Since we didn’t have time to visit the Texas Basketball Museum, I called the owner and director. Bob Springer spent 30 years coaching high school basketball in Houston and was publisher of Texas Basketball magazine. The building is filled with detailed stories and displays about of Texas high school, college and professional players and teams. He thrives on sharing his stories.

He lives nearby and is happy to open the museum when you arrive. You might find his next door at his antique business, Stoney Creek Antiques. Otherwise, visiting the museum is by appointment only.


Recently, we jumped in our SUV for our return trip. Previously, I had noticed something about a cotton gin as we rushed by an enormous building on the main two-lane road in Burton. I wanted to take a few photos and meet local people.

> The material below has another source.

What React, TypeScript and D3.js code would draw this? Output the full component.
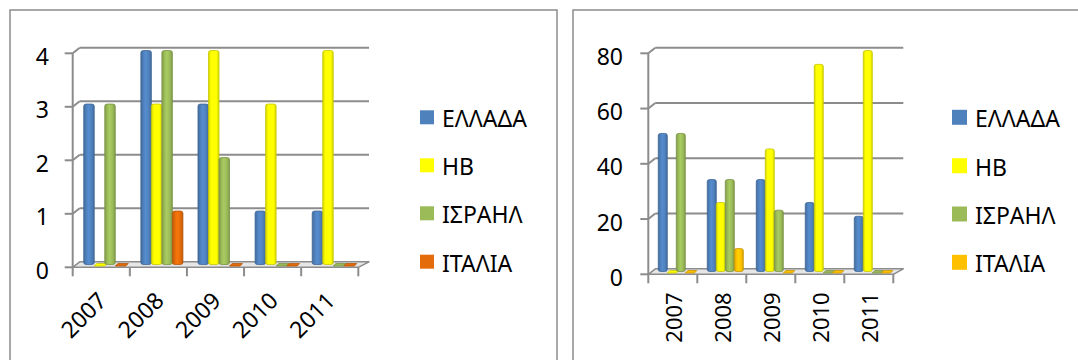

The Texas Cotton Gin Museum offers much to enjoy. Museum director Stephanie Jarvis greeted us warmly. A spritely woman, dressed in jeans and weathered work boots, she said, “You must start with the video. It’s only 15 minutes, but will orient you to what you’ll see.”

It did not disappoint.

Stephanie convinced us we needed to tour the huge, hulking building behind the museum and gift shop. My husband loves machines. While he toured the mammoth building, I took our dog for a long walk.

“The tour was worth it,” he said. “I enjoyed seeing how huge the machine is, and how they’ve preserved it.”

Cotton gin engine

The large engine that runs the cotton gin in Burton is still operational. It dates back to 1914. Photo by T Glover.

When we returned to the museum, Stephanie mentioned the 32nd annual Burton Cotton Gin Festival set for 10 a.m. to 6 p.m. April 17. The event includes a tractor pull, car show, barbecue, contests and crafts.

The topography is mostly flat around Burton as its principal products are rice (which requires low land and water) and cows. Fields are full of cattle in a variety of colors and sizes. Cotton isn’t grown much in the area today and while the gin mill is seldom used, the 1914 gin lays claim to being the oldest operating cotton gin in America. It will be on full display during the festival.

I’ll be returning to visit Burton’s antique stores, as I was far too “conversational” on this trip. It’s a perfect day trip for travelers.

You may want to pack a suitcase if you plan to visit additional locales. Some of the landowners have constructed cottages and lodges for visitors wanting to stay longer.

Don’t wait for the crowds if you’re interested in visiting these wonderful small towns. 

Getting There

Directions: From Waco, take Highway 77 South through Cameron, and on to Giddings. At Giddings, take U.S. Highway 290 East for 15 miles to Carmine. Travel another seven miles east on 290 to reach Burton.

More information: Additional information about the museums and businesses, including the days and hours they are open, listed in the story can be found online.